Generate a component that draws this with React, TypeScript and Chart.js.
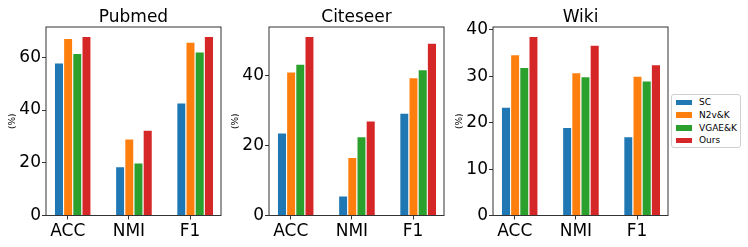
import React, { useEffect, useRef } from "react";
import { Chart, registerables } from "chart.js";
Chart.register(...registerables);

const categories = ["ACC", "NMI", "F1"];
const seriesNames = ["SC", "N2v&K", "VGAE&K", "Ours"];
const seriesColors = ["#1f77b4", "#ff7f0e", "#2ca02c", "#d62728"];

const pubmedSC = [58.0, 18.7, 42.9];
const pubmedN2v = [67.3, 29.2, 65.9];
const pubmedVGAE = [61.6, 20.1, 62.2];
const pubmedOurs = [68.1, 32.5, 68.1];

const citeseerSC = [23.7, 5.7, 29.3];
const citeseerN2v = [41.1, 16.7, 39.4];
const citeseerVGAE = [43.3, 22.6, 41.7];
const citeseerOurs = [51.2, 27.1, 49.3];

const wikiSC = [23.45, 19.1, 17.1];
const wikiN2v = [34.75, 30.9, 30.1];
const wikiVGAE = [32.0, 30.0, 29.1];
const wikiOurs = [38.7, 36.8, 32.6];

const pubmedTicks = [0, 20, 40, 60];
const citeseerTicks = [0, 20, 40];
const wikiTicks = [0, 10, 20, 30, 40];

const FONT = "'DejaVu Sans', sans-serif";
const XMIN = -0.355;
const XMAX = 2.505;

const framePlugin = {
  id: "frame",
  afterDatasetsDraw(chart: any) {
    const { ctx, chartArea } = chart;
    ctx.save();
    ctx.strokeStyle = "#333";
    ctx.lineWidth = 1;
    ctx.strokeRect(chartArea.left, chartArea.top, chartArea.right - chartArea.left, chartArea.bottom - chartArea.top);
    ctx.restore();
  },
};

type PanelProps = { title: string; series: number[][]; ticks: number[]; left: number };

function Panel({ title, series, ticks, left }: PanelProps) {
  const ref = useRef<HTMLCanvasElement>(null);
  useEffect(() => {
    if (!ref.current) return;
    const ymax = 1.05 * Math.max(...series.flat());
    const datasets: any[] = [
      {
        label: "_spacer",
        data: categories.map((_, i) => ({ x: i, y: null })),
        backgroundColor: "rgba(0,0,0,0)",
      },
      ...series.map((vals, s) => ({
        label: seriesNames[s],
        data: vals.map((v, i) => ({ x: i, y: v })),
        backgroundColor: seriesColors[s],
        borderColor: "rgba(255,255,255,0.65)",
        borderWidth: { left: 1, top: 1, right: 0, bottom: 0 },
      })),
    ];
    const chart = new Chart(ref.current, {
      type: "bar",
      data: { datasets },
      options: {
        animation: false,
        responsive: false,
        layout: { padding: { left: 0, right: 4, top: 0, bottom: 0 } },
        datasets: { bar: { categoryPercentage: 0.75, barPercentage: 1.0 } },
        plugins: {
          legend: { display: false },
          tooltip: { enabled: false },
          title: {
            display: true,
            text: title,
            fullSize: false,
            color: "#000",
            font: { family: FONT, size: 17, weight: "normal", lineHeight: 1 },
            padding: { top: 9.5, bottom: 0.5 },
          },
        },
        scales: {
          x: {
            type: "linear",
            min: XMIN,
            max: XMAX,
            offset: false,
            grid: { display: true, offset: false, drawOnChartArea: false, drawTicks: true, tickLength: 4, color: "#333" },
            border: { display: false },
            ticks: {
              color: "#000",
              font: { family: FONT, size: 17 },
              padding: 2,
              maxRotation: 0,
              autoSkip: false,
              callback: (v: any) => categories[Math.round(v)] ?? "",
            },
            afterBuildTicks: (s: any) => {
              s.ticks = categories.map((_, i) => ({ value: i }));
            },
            afterFit: (s: any) => {
              s.height = 31.5;
            },
          },
          y: {
            type: "linear",
            min: 0,
            max: ymax,
            grid: { display: true, drawOnChartArea: false, drawTicks: true, tickLength: 4, color: "#333" },
            border: { display: false },
            ticks: {
              color: "#000",
              font: { family: FONT, size: 17 },
              padding: 1,
              autoSkip: false,
            },
            afterBuildTicks: (s: any) => {
              s.ticks = ticks.map((t) => ({ value: t }));
            },
            afterFit: (s: any) => {
              s.width = 46;
            },
            title: {
              display: true,
              text: "(%)",
              color: "#000",
              font: { family: FONT, size: 9, lineHeight: 1 },
              padding: { top: 8, bottom: 0 },
            },
          },
        },
      } as any,
      plugins: [framePlugin],
    });
    return () => chart.destroy();
  }, []);
  return (
    <canvas
      ref={ref}
      width={225}
      height={247}
      style={{ position: "absolute", left, top: 0, width: 225, height: 247 }}
    />
  );
}

export default function App() {
  return (
    <div style={{ position: "absolute", left: 0, top: 0, width: 748, height: 247, background: "#fff", overflow: "hidden" }}>
      <Panel title="Pubmed" series={[pubmedSC, pubmedN2v, pubmedVGAE, pubmedOurs]} ticks={pubmedTicks} left={0} />
      <Panel title="Citeseer" series={[citeseerSC, citeseerN2v, citeseerVGAE, citeseerOurs]} ticks={citeseerTicks} left={223} />
      <Panel title="Wiki" series={[wikiSC, wikiN2v, wikiVGAE, wikiOurs]} ticks={wikiTicks} left={447} />
      <div
        style={{
          position: "absolute",
          left: 671,
          top: 94,
          width: 68,
          height: 52,
          border: "1px solid #d0d0d0",
          borderRadius: 3,
          background: "#fff",
          fontFamily: FONT,
          fontSize: 9,
          color: "#000",
        }}
      >
        {seriesNames.map((name, i) => (
          <div key={name} style={{ position: "absolute", left: 0, top: 1 + i * 12.8, height: 12, width: 68 }}>
            <div style={{ position: "absolute", left: 4, top: 3.5, width: 16, height: 5.5, background: seriesColors[i] }} />
            <div style={{ position: "absolute", left: 27, top: 0, lineHeight: "12px", whiteSpace: "nowrap" }}>{name}</div>
          </div>
        ))}
      </div>
    </div>
  );
}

════

▶ _To do_
Report each line of the material above where the word "React" appears.

▶ _Task answer_
Generate a component that draws this with React, TypeScript and Chart.js.
import React, { useEffect, useRef } from "react";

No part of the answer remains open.